Broadbent does not elaborate on Margaret's life before the story starts or afterwards. “She emerges from beneath the waves at the beginning and that’s where she goes back to. That's the thing about fairy stories: you don't really need backstories.”
Dark Ages fairy story
Broadbent is chatting in his London home, but he grew up in Lincolnshire, in northern England, which he tries to show in the book. “I was thinking of it as sort of Dark Ages fairy story, a non-specific time, but a northern Europe spirit rather than Britain,” he says. “Lincolnshire has a lot of flat, marshy wetland, which is featureless and rather exciting, but very, very plain. I always loved those marshes. And Norfolk, where I spent a lot of childhood holidays in the mud flats.
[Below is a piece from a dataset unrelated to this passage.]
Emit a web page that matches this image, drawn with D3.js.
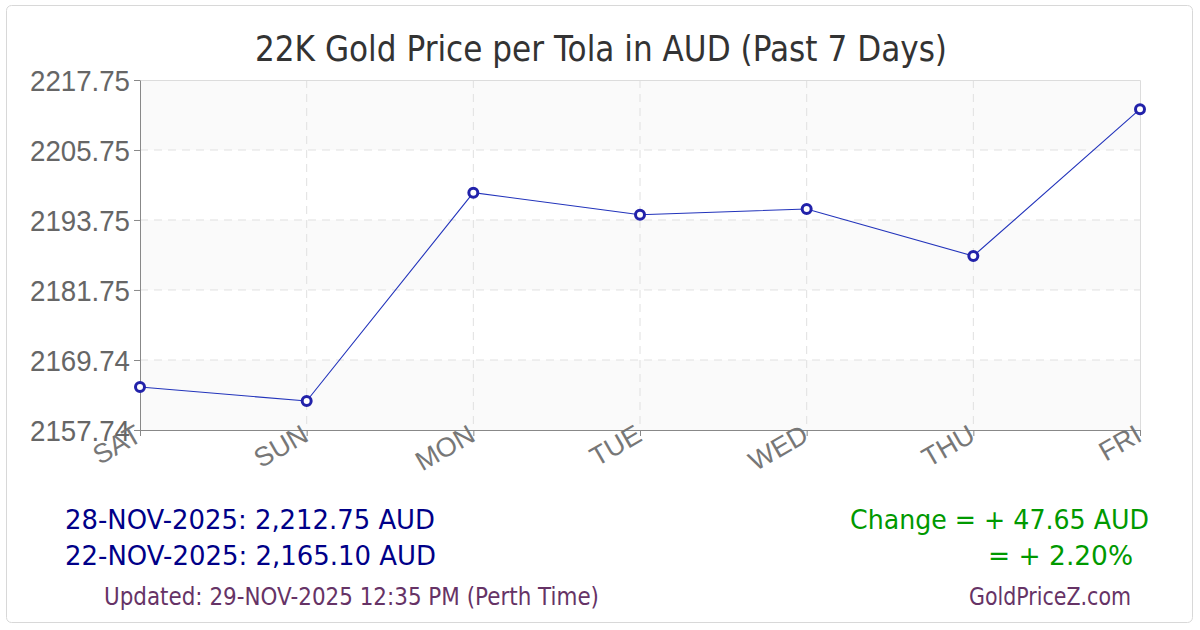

I like the mud.”
He started thinking of the story 20 years ago. “I like the name Dulle Griet: I like making it dull, with the English translation, which relates a bit to plain Margaret. It all came together in a fairly ramshackle way.”
Broadbent says it has a Hobbesian view of the human condition as solitary, poor, nasty, brutish, and short. “There's no escaping the life is brutish and short and ends miserably,” he says. “There is also humour and fun and delights on the way and some hope in there as well. But it’s dark humour.”
He’s now rewriting the script to make it feature movie length and has discussed potential animation. “So far, it’s been deemed too expensive and too difficult. It’s not easy to classify as a particular genre, and animations need to attract audiences. If it does get into film state, I might give it a happy ending.”
While Broadbent is obsessed with Mad Meg, he has never been face-to-face with the painting, which is currently hanging at the Museum Mayer van den Bergh in Antwerp. Indeed, his only time in Belgium was in 1958 to see the World Expo. “I was taken out of school when I was eight or nine. I have strong memories of the Atomium,” he says.
He won his Oscar for playing writer John Bayley in Iris, and recently starred in the crime caper The Duke, the true story of taxi driver Kempton Bunton, who reputedly stole Goya's portrait of the Duke of Wellington from the National Gallery in 1961. Other roles include potions master Horace Slughorn in the Harry Potter movies, Bridget Jones’s father in the three movies, Denis Thatcher in The Iron Lady, and an antique shop owner in Paddington.
“I try to avoid being typecast. People think I always play genial, pleasant, cuddly dads or whatever it is, but there are quite a lot of nasties in there as well. Good scripts are really what appeals to me,” he says. His only other screenplay was for a short film called A Sense of History, directed by Mike Leigh, which he also acted in.
Broadbent’s other eclectic sideline is chiselling quirky wooden statues. He paints them, gives them wigs and dresses them in clothes so they look like hippie circus performers or lost shoppers. He doesn’t say too much about who they are but chuckles when told they look twisted and creepy. “There are elements of Margaret in some of them,” he says wryly.